PDCAで言えば、今日一日でどのようなことを学ぶのか、計画を立てることが「目標」というわけです。
保育実習の質を上げるためにも、目標は必ず設定するようにしましょう。
目標設定する際のポイント
ここからは目標を設定するためのポイントについて紹介していきます。
子どもについて理解する
まずは、子どもについて理解するための目標を立ててみましょう。
子どもの年齢や発達に合わせて、活動の内容や保育者の援助方法も変わってきます。
学校で学んだ子どもの発達段階と実際に現場で見る子どもの姿では、違っていることもあるでしょう。その違いをよく観察してください。

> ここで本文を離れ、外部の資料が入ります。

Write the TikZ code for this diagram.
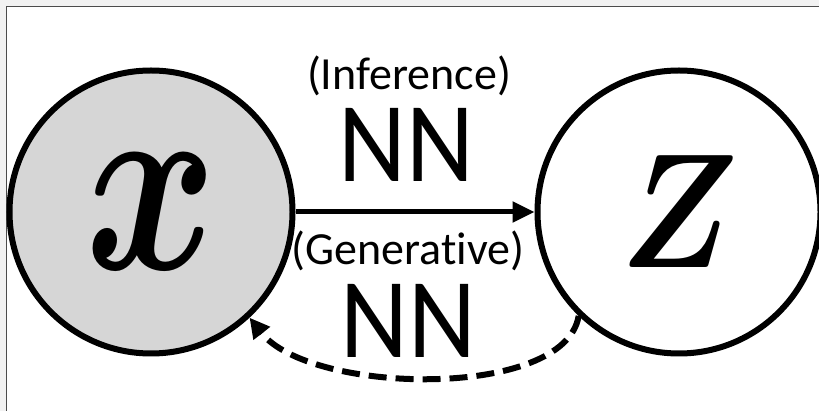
\documentclass[tikz,border=0pt]{standalone}
\usepackage{amsmath}
\usepackage{graphicx}
\usepackage{fontspec}
\newfontfamily\calib[Ligatures=NoCommon]{Carlito}
\usetikzlibrary{arrows.meta}
\tikzset{
  var/.style={circle, draw=black, line width=6pt, minimum size=283pt, inner sep=0pt},
  lbl/.style={font=\calib, inner sep=0pt, anchor=base},
}
\begin{document}
\begin{tikzpicture}[x=1pt, y=-1pt]
\useasboundingbox (0,0) rectangle (819,411);
\fill[gray!10] (0,0) rectangle (819,411);
\fill[white] (6,7) rectangle (819,411);
\draw[black!70, line width=1pt] (6,411) -- (6,7) -- (819,7);
\begin{scope}
\clip (6,7) rectangle (819,411);
\node[var, fill=black!16] (x) at (151,212) {};
\node[var, fill=white] (z) at (679,212) {};
\end{scope}
\node[inner sep=0pt] (xl) at (151,212) {\scalebox{20}[26]{$\boldsymbol{x}$}};
\node[inner sep=0pt] (zl) at (679,212) {\scalebox{14}[16.3]{$\boldsymbol{Z}$}};
\draw[line width=5pt, -{Triangle[length=22pt,width=20pt]}] (x.east) -- (z.west);
\draw[line width=6pt, dash pattern=on 18pt off 9pt, -{Triangle[length=20pt,width=20pt]}]
  (z.226) .. controls (565,400) and (310,395) .. (x.313);
\node[lbl, font=\calib\fontsize{46}{46}\selectfont] (inf) at (409,90) {(Inference)};
\node[lbl, font=\calib\fontsize{114}{114}\selectfont, xscale=0.92] (nn1) at (406,182) {NN};
\node[lbl, font=\calib\fontsize{46}{46}\selectfont] (gen) at (408,265) {(Generative)};
\node[lbl, font=\calib\fontsize{114}{114}\selectfont, xscale=0.92] (nn2) at (408,358) {NN};
\end{tikzpicture}
\end{document}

たとえば初日に子どもの様子を知るための目標を立てて実習を行うと、次の日の目標が立てやすくなりますよ。
保育者について理解する
保育者の行動や、子どもへの援助の仕方を理解することも、重要な目標になります。
たとえば、子ども同士がけんかしているとき、保育者はどのような声かけをしているでしょうか。
保育者の動きや子どもへのかかわり方、指導方法について観察してみてください。
子どもを理解すると同時に、保育者について学ぶ目標を立てると、保育の仕事をより深く知ることができます。
季節や時期による違いを理解する
さらに具体的な学びにするため、季節や時期による保育内容の違いを理解するといった目標を立てるのもよいでしょう。

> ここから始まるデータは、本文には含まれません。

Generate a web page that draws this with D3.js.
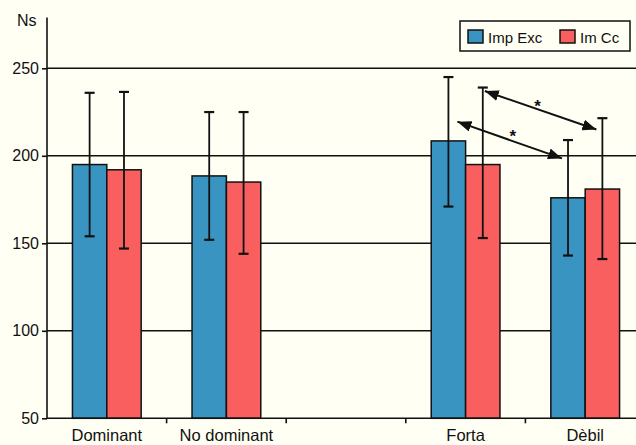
<!DOCTYPE html>
<html>
<head>
<meta charset="utf-8">
<script src="https://cdn.jsdelivr.net/npm/d3@7"></script>
<style>
  html, body { margin: 0; padding: 0; background: #fffff4; }
  svg { display: block; font-family: "Liberation Sans", Arial, Helvetica, sans-serif; }
</style>
</head>
<body>
<svg id="chart" width="636" height="445"></svg>
<script>
// ---- data ----
const categories = ["Dominant", "No dominant", "", "Forta", "Dèbil"];
const seriesNames = ["Imp Exc", "Im Cc"];
const impExc     = [195, 188.5, null, 208.5, 176];
const impExcLow  = [154, 152, null, 171, 143];
const impExcHigh = [236, 225, null, 245, 209];
const imCc       = [192, 185, null, 195, 181];
const imCcLow    = [147, 144, null, 153, 141];
const imCcHigh   = [236.5, 225, null, 239, 221.5];
const yTicks = [50, 100, 150, 200, 250];
const yAxisTop = 279;
// significance arrows: [category, series, value] from -> to
const arrows = [
  { from: ["Forta", "Imp Exc", 219.5], to: ["Dèbil", "Imp Exc", 198.5] },
  { from: ["Forta", "Im Cc", 237], to: ["Dèbil", "Im Cc", 215] }
];

// ---- layout ----
const svg = d3.select("#chart");
const colors = { "Imp Exc": "#3a94c1", "Im Cc": "#fa5f60" };
const x = d3.scaleBand().domain(categories).range([47, 645]).paddingInner(0).paddingOuter(0);
const xs = d3.scaleBand().domain(seriesNames).range([0, x.bandwidth()]).paddingInner(0).paddingOuter(0.74);
const y = d3.scaleLinear().domain([50, 250]).range([418.3, 68.3]);

const rows = [];
categories.forEach((c, i) => {
  if (impExc[i] != null) rows.push({ cat: c, s: "Imp Exc", v: impExc[i], lo: impExcLow[i], hi: impExcHigh[i] });
  if (imCc[i] != null) rows.push({ cat: c, s: "Im Cc", v: imCc[i], lo: imCcLow[i], hi: imCcHigh[i] });
});

// gridlines
svg.append("g").selectAll("line").data(yTicks.slice(1)).join("line")
  .attr("x1", 47).attr("x2", 636)
  .attr("y1", d => y(d)).attr("y2", d => y(d))
  .attr("stroke", "#111").attr("stroke-width", 1.6);

// bars
svg.append("g").selectAll("rect").data(rows).join("rect")
  .attr("x", d => x(d.cat) + xs(d.s))
  .attr("width", xs.bandwidth())
  .attr("y", d => y(d.v))
  .attr("height", d => y(50) - y(d.v))
  .attr("fill", d => colors[d.s])
  .attr("stroke", "#111").attr("stroke-width", 1.5);

// error bars
const eb = svg.append("g").attr("stroke", "#111").attr("stroke-width", 1.8);
rows.forEach(d => {
  const cx = x(d.cat) + xs(d.s) + xs.bandwidth() / 2;
  eb.append("line").attr("x1", cx).attr("x2", cx).attr("y1", y(d.lo)).attr("y2", y(d.hi));
  eb.append("line").attr("x1", cx - 5).attr("x2", cx + 5).attr("y1", y(d.lo)).attr("y2", y(d.lo)).attr("stroke-width", 2.2);
  eb.append("line").attr("x1", cx - 5).attr("x2", cx + 5).attr("y1", y(d.hi)).attr("y2", y(d.hi)).attr("stroke-width", 2.2);
});

// y axis
const yAxis = d3.axisLeft(y).tickValues(yTicks).tickSize(5).tickPadding(3).tickFormat(d3.format("d"));
const ga = svg.append("g").attr("transform", "translate(47,0)").call(yAxis);
ga.select(".domain").remove();
ga.selectAll(".tick line").attr("stroke", "#111").attr("stroke-width", 1.6);
ga.selectAll(".tick text").attr("font-size", 16).attr("fill", "#111").attr("font-family", "Liberation Sans, Arial, sans-serif");
svg.append("line").attr("x1", 47).attr("x2", 47).attr("y1", y(50)).attr("y2", y(yAxisTop))
  .attr("stroke", "#111").attr("stroke-width", 1.6);

// x axis
svg.append("line").attr("x1", 47).attr("x2", 636).attr("y1", y(50)).attr("y2", y(50))
  .attr("stroke", "#111").attr("stroke-width", 1.6);
svg.append("g").selectAll("line").data(categories.slice(1)).join("line")
  .attr("x1", d => x(d)).attr("x2", d => x(d))
  .attr("y1", y(50)).attr("y2", y(50) + 5)
  .attr("stroke", "#111").attr("stroke-width", 1.6);
svg.append("g").selectAll("text").data(categories).join("text")
  .attr("x", d => x(d) + x.bandwidth() / 2)
  .attr("y", 441)
  .attr("text-anchor", "middle")
  .attr("font-size", 16.5).attr("fill", "#111")
  .text(d => d);

// y title
svg.append("text").attr("x", 17).attr("y", 26).attr("font-size", 16).attr("fill", "#111").text("Ns");

// arrows
const defs = svg.append("defs");
defs.append("marker").attr("id", "ah").attr("viewBox", "0 0 14 11")
  .attr("refX", 14).attr("refY", 5.5).attr("markerWidth", 14).attr("markerHeight", 11)
  .attr("markerUnits", "userSpaceOnUse").attr("orient", "auto-start-reverse")
  .append("path").attr("d", "M0,0 L14,5.5 L0,11 Z").attr("fill", "#111");
const px = (c, s, off) => x(c) + xs(s) + xs.bandwidth() / 2 + off;
arrows.forEach((a, i) => {
  const x1 = px(a.from[0], a.from[1], i === 0 ? 9 : 2);
  const x2 = px(a.to[0], a.to[1], -6);
  const y1 = y(a.from[2]), y2 = y(a.to[2]);
  svg.append("line").attr("x1", x1).attr("y1", y1).attr("x2", x2).attr("y2", y2)
    .attr("stroke", "#111").attr("stroke-width", 2)
    .attr("marker-start", "url(#ah)").attr("marker-end", "url(#ah)");
  svg.append("text").attr("x", (x1 + x2) / 2 + (i === 0 ? 3 : -3)).attr("y", (y1 + y2) / 2 + 2)
    .attr("text-anchor", "middle").attr("font-size", 17).attr("font-weight", "bold").attr("fill", "#111").text("*");
});

// legend
const lg = svg.append("g");
lg.append("rect").attr("x", 460).attr("y", 21).attr("width", 170).attr("height", 30)
  .attr("fill", "#fffff4").attr("stroke", "#111").attr("stroke-width", 1.5);
const legendItems = [{ s: "Imp Exc", x: 468 }, { s: "Im Cc", x: 560 }];
legendItems.forEach(it => {
  lg.append("rect").attr("x", it.x).attr("y", 30).attr("width", 15).attr("height", 13)
    .attr("fill", colors[it.s]).attr("stroke", "#111").attr("stroke-width", 1.5);
  lg.append("text").attr("x", it.x + 20).attr("y", 43).attr("font-size", 15).attr("fill", "#111").text(it.s);
});
</script>
</body>
</html>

保育者が年間カリキュラムや月案、週案を立てるときは、季節や時期を意識したものを取り入れるようにしています。
たとえば、「公園で子どもと積極的にかかわる」だけではなく、「公園で子どもたちが秋の自然に触れ楽しむ様子に注目する」にすると、季節を意識した目標が立てられます。
季節を意識すると、具体的な目標設定ができるのでおすすめです。
前日の反省を生かす
前日の保育実習の反省を、次の日の実習にいかすような目標を立てることも大切です。
多くの場合、一日の実習を終えたあとに反省会があります。
「こうしたほうがいい」と指摘されたことや指導を受けたことをメモして、次の日の目標に組み込んでみましょう。

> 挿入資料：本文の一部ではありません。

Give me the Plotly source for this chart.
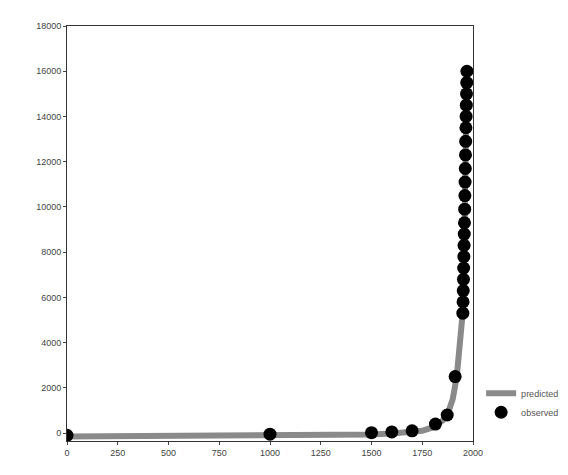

同じ失敗をくり返さないようにできるだけでなく、実習担当の先生に「ちゃんとアドバイスしたことを聞いているな」という印象を持ってもらうこともできるでしょう。
具体的な指摘や指導がなかった場合は、反省会で話したことや実習中に書いたメモを振り返り、出てきた疑問を書き出してみることもひとつの手です。
書き出した疑問を解決するために、なにを学べばよいのかを文章にすることで翌日の目標ができあがります。
具体的な目標の設定例
保育実習日誌に実際に書き入れるときに役立つ、目標の具体例を紹介します。
年齢別、実習の時期別とさまざまなパターンがありますので、自分の状況にあった例文を参考にしてみてくださいね。
年齢別の目標例文
実習に入る学年によって発達段階や保育内容が違うことから、目標も大きく変わってきます。
0~1歳児
- ・個々の離乳食を食べるペースや咀嚼状況などに配慮した介助方法を学ぶ
- ・月齢差のある子どもに対し、保育者がどのように対応を変えているのかを知る
- ・遊びのときの環境と、午睡時の環境の違いを観察する
2~3歳児
- ・自分の気持ちを言葉で伝えられるような声かけをこころがける
- ・給食の好き嫌いに対して、保育者がどのような働きかけをしているか知る
- ・トイレトレーニングの状況を把握し、個々に応じた声かけに努める
4~5歳児
- ・製作あそびで子どもの表現の違いや手先の発達について観察する
- ・当番活動における子どもの役割や保育者の働きかけを知る
- ・集団遊びでは必要以上に声をかけすぎず、自分たちで問題を解決しようとする様子を見守る
実習序盤・中盤・終盤の目標例文
実習の序盤と終盤では、実習生の視点も変わってきます。学んできたことやこれまでの経験をもとに、あなたならではの目標を立ててみてください。
実習序盤
- ・〇歳児の一日の流れを知る
- ・衣服の着脱をする際、保育者がどのような介助方法をしているのか観察する
- ・保育園での生活の流れを知り、保育者の援助方法を学ぶ
- ・子どもたちと一緒に遊ぶ中で、発達に合った適切な環境を知る
実習中盤
- ・異年齢保育での、保育者のかかわり方を観察する
- ・子どもに積極的に関わり、個々の子どもの興味関心を知る
- ・食事において、苦手なものでも少しは食べてみようという気持ちが持てるような働きかけをする
- ・トイレトレーニングの方法や、保育者の声かけと援助方法を学ぶ
実習終盤
- ・子ども同士でトラブルを起こした場合の保育者の対応や言葉かけを学ぶ
- ・今まで関わりが少なかった子どもと積極的に関わる
- ・子どもの様子を保護者へ伝える場合、どのように伝えたらわかりやすいかを知る
- ・活動の切れ間に、保育者が子どもたちにどのような援助をしているのか観察する
場面別の目標例文
絵本を読むとき、午睡のとき、行事のときなど場面に応じた目標をいくつか紹介します。
- ・午睡の際は優しく背をさすったり、静かな声で絵本を読んだりして、安心して眠れるよう促す
- ・製作を嫌がる子にはその気持ちに共感し、成功体験につながるような声かけをする
- ・絵本を読むときには、聞き取りやすい声の大きさで読み聞かせる
- ・自由保育のときに、保育者がどのような働きかけをしているのかを観察する
- ・誕生日会での導入方法、ペープサートのやり方を覚える
- ・集団に入らない子どもへの、保育者のかかわり方を知る
実りある実習にするために目標を立てよう
保育実習では日誌や指導案などの書きものが多く、最初のうちは時間がかかり、戸惑うことがあるかもしれません。
目標の立て方を知り、毎日の実習での学びが深くなったと感じることができれば、自然と日誌を書くスピードも早くなってきます。
学校で学んだ知識と実習での経験をいかして、園の環境や子どもとのかかわり方などを具体的に考えて目標を立ててみましょう。
保育実習で経験したことは、保育職に就いても就かなくても、今後の人生で必ず役に立ちます。今回の記事を参考にして、実りのある実習にしてくださいね。